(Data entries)
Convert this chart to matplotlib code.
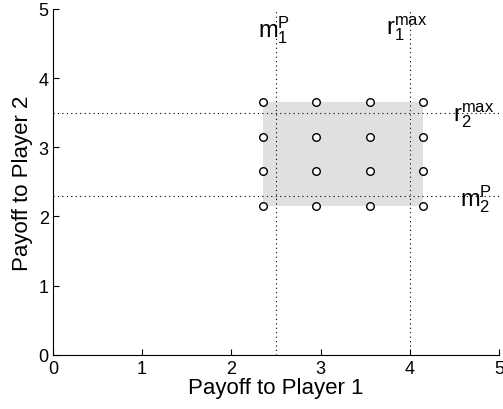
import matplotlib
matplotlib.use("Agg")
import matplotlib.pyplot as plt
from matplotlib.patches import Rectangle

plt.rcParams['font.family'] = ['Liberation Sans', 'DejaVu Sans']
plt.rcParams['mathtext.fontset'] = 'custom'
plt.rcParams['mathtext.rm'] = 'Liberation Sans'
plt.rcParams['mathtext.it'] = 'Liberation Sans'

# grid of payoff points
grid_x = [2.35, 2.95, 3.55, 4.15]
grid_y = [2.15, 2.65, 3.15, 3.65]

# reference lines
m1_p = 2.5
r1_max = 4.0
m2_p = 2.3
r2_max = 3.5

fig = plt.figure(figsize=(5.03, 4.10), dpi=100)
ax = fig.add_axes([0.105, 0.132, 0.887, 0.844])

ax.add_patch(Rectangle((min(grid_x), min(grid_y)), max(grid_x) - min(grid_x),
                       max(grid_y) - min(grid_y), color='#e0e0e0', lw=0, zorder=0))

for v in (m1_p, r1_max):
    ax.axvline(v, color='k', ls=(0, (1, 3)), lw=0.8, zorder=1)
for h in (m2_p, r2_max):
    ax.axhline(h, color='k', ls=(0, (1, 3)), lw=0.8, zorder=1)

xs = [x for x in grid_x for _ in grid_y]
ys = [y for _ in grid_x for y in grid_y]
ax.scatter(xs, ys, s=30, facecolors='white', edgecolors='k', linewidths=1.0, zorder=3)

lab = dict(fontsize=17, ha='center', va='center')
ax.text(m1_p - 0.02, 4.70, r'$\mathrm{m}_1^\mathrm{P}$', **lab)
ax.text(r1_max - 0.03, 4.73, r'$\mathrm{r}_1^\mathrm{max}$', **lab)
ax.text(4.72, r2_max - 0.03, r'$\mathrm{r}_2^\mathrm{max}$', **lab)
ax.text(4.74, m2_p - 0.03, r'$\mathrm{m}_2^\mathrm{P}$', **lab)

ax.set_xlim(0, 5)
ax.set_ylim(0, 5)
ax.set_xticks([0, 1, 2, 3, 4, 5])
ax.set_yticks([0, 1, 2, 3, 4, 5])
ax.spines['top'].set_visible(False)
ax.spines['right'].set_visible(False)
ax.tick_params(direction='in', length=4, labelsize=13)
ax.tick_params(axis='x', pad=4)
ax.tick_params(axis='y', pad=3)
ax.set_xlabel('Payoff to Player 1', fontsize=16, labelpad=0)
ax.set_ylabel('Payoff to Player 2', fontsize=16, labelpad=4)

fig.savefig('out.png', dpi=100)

* * *

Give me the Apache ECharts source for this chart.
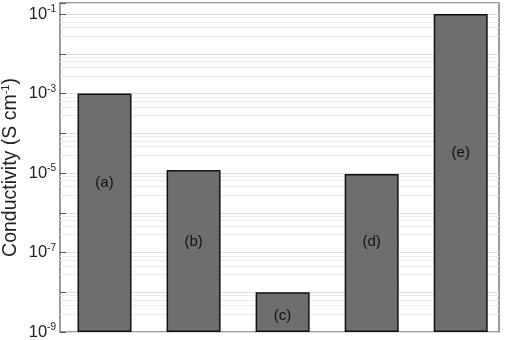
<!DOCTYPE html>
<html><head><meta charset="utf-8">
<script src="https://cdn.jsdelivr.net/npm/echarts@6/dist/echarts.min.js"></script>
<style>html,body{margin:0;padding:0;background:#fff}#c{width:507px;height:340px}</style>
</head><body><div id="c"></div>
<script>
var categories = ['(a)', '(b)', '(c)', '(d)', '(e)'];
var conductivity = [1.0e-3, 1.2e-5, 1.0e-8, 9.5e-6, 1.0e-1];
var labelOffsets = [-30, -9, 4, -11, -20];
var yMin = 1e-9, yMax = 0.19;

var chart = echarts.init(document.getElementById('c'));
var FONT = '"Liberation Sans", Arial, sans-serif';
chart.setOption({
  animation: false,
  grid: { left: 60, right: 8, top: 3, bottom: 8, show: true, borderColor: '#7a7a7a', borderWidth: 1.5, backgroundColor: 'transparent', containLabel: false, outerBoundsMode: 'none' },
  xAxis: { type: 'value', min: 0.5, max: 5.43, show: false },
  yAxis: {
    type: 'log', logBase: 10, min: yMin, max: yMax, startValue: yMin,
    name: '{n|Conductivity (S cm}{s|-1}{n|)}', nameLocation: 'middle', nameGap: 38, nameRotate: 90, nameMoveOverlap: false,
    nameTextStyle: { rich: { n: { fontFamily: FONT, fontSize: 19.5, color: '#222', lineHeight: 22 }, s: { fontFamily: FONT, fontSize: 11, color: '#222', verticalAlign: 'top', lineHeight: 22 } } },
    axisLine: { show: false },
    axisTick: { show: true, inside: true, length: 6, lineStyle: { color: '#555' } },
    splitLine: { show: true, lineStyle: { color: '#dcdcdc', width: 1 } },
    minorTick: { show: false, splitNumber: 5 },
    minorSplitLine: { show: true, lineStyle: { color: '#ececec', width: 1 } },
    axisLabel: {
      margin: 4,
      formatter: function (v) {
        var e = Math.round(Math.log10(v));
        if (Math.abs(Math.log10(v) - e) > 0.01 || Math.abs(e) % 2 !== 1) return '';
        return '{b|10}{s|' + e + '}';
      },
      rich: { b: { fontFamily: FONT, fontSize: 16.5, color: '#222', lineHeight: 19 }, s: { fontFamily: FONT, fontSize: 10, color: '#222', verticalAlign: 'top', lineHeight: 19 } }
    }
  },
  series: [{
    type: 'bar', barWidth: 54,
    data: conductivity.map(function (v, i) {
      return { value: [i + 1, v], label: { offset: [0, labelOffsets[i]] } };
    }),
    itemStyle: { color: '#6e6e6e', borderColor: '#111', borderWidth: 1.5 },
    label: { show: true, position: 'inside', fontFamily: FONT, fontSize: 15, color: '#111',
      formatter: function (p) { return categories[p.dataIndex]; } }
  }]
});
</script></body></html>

=== Exercise objective ===
Keep to the lines above from the line with "Convert this chart to matplotlib code." to the line with "plt.rcParams['mathtext.it'] = 'Liberation", and set down exactly those, inclusive, with nothing else and every picture left out.

=== Exercise answer ===
Convert this chart to matplotlib code.
import matplotlib
matplotlib.use("Agg")
import matplotlib.pyplot as plt
from matplotlib.patches import Rectangle

plt.rcParams['font.family'] = ['Liberation Sans', 'DejaVu Sans']
plt.rcParams['mathtext.fontset'] = 'custom'
plt.rcParams['mathtext.rm'] = 'Liberation Sans'
plt.rcParams['mathtext.it'] = 'Liberation Sans'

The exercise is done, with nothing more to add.